One thing I've been wondering about all this is the potential risk of adding more complexity to the scheduler. After all it runs rather frequently so more complex logic in the scheduler and slowing down it's ability to schedule tasks could be problematic. I'm sure all modern operating systems have rather good scheduler implementations and they wouldn't go mock about with it in a dumb way where it suddenly has seven billion branches with inner loops and O(!n^4) complexity or something, but still. Efficiency cores may help with reducing power draw, but if the x86/Wintel approach winds up using both a new dedicated hardware block and more complicated scheduler logic that eats more cycles to run, aren't some of the efficiency gain also going to be lost there?
Based on what I'm reading, you might have answered your own question here. The microcontroller's job can be done separately from the scheduler, so it's possible the scheduler just looks at whatever snapshot the microcontroller has at that point in time. Because the default for new threads is to put them on the P cores by default unless it has to spill over to the E cores, or the readings suggest it is better suited for the E cores, this is generally okay.
For me, the bigger concern with the Intel approach here is that it's still hardware trying to understand how the cores are being used, and then make recommendations on what to do with threads based on what it sees flowing through the pipeline. i.e. it's attempting to infer what the best place to put a thread is based on existing usage, and not so much based on the priority of the work itself (although I guess the OS could override if it so chooses).
All interesting, but would also be nice to know more about how XNU's scheduler manages the core topology. Though I don't believe there's any good documentation available other than going digging through the open source code Apple puts out which can be quite hard to dig through without accompanying documentation.
Best documentation is code, honestly. XNU's scheduler would take me a bit more time to understand, but the basics are pretty straight-forward. Core clusters are assigned to processor sets, and assigned to the P and E category. Threads are given recommendations based on a few factors, including scheduler flags that can bind a thread to a particular core type, the thread priority, current scheduler policy, and the thread group the thread belongs to, depending on the scheduler policy. There's some neat bits there that suggest kernel task threads are primarily assigned to the E cores, and that while utility and bg are by default limited to the E cores, the kernel can adjust the policy from that default depending on conditions, and have them follow the thread group instead. This last bit makes sense since threads within a thread group are likely to be accessing shared memory, so there's useful cache affinities that can potentially be exploited. It looks like this policy can be expanded with more modes in the future, but Apple hasn't as of macOS 11.5.

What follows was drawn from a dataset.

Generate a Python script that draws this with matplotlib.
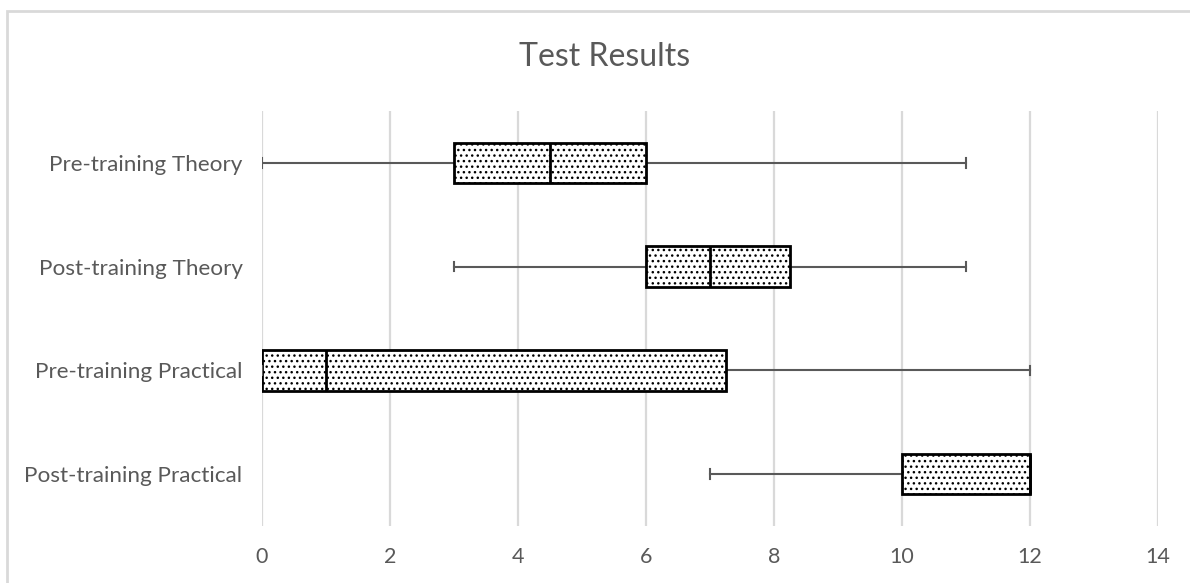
import matplotlib
matplotlib.use("Agg")
import matplotlib.pyplot as plt
from matplotlib.patches import Rectangle

plt.rcParams['font.family'] = ['Lato', 'DejaVu Sans']
plt.rcParams['hatch.linewidth'] = 1.0

# five-number summaries
categories = ["Pre-training Theory", "Post-training Theory",
              "Pre-training Practical", "Post-training Practical"]
mins = [0, 3, 0, 7]
q1s = [3, 6, 0, 10]
medians = [4.5, 7, 1, 12]
q3s = [6, 8.25, 7.25, 12]
maxs = [11, 11, 12, 12]

text_col = "#595959"
grid_col = "#d9d9d9"

fig = plt.figure(figsize=(11.9, 5.83), dpi=100)
ax = fig.add_axes([262 / 1190, 1 - 526 / 583, 896 / 1190, 415 / 583])

# outer chart border (cropped on right/bottom like the original)
fig.patches.append(Rectangle((7 / 1190, -0.1), 1.2, 1 - 10.5 / 583 + 0.1,
                             transform=fig.transFigure, fill=False,
                             edgecolor=grid_col, linewidth=2))

stats = []
for i, name in enumerate(categories):
    stats.append({'label': name, 'whislo': mins[i], 'q1': q1s[i], 'med': medians[i],
                  'q3': q3s[i], 'whishi': maxs[i], 'fliers': []})

positions = list(range(len(categories)))[::-1]
bp = ax.bxp(stats, positions=positions, vert=False, widths=0.39, patch_artist=True,
            showfliers=False, capwidths=0.09,
            boxprops=dict(facecolor="white", edgecolor="black", linewidth=2, hatch="..."),
            medianprops=dict(color="black", linewidth=2),
            whiskerprops=dict(color=text_col, linewidth=1.5),
            capprops=dict(color=text_col, linewidth=1.5))
for w in bp['whiskers']:
    w.set_zorder(1)

ax.set_xlim(0, 14)
ax.set_ylim(-0.5, 3.5)
ax.set_xticks(range(0, 15, 2))
ax.xaxis.grid(True, color=grid_col, linewidth=1.6)
ax.set_axisbelow(True)
for s in ax.spines.values():
    s.set_visible(False)
ax.tick_params(axis='both', length=0, colors=text_col, labelsize=15.5)
ax.tick_params(axis='y', labelsize=16.2, pad=14)
ax.tick_params(axis='x', pad=15)

fig.text(605 / 1190, 1 - 57 / 583, "Test Results", ha="center", va="center",
         fontsize=23, color=text_col)

fig.savefig("out.png", dpi=100)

But then there's the "spill, steal, rebalance" part of the scheduler. If the P cores are overloaded, threads can spill over to the E cores. In addition to a sort of "push" mechanism with spilled threads, E cores can "pull" by stealing threads waiting to run on a P core to keep latency of these higher priority threads low. Rebalancing is the act of pulling threads meant for the P cores back onto those cores as they become idle and can start taking back the spilled threads.
Note that there's no process here for elevating a thread from an E core to a P core if it is recommended to run on an E core. However, E cores are free to take on work meant for the P cores if none are available (something we already knew), even further pushing out lower priority work that can only run on the E cores. This clearly is the mechanism that would let me create a GCD concurrent queue with "user initiated" priority, load it down with work, and saturate both the P and E cores until that work was completed.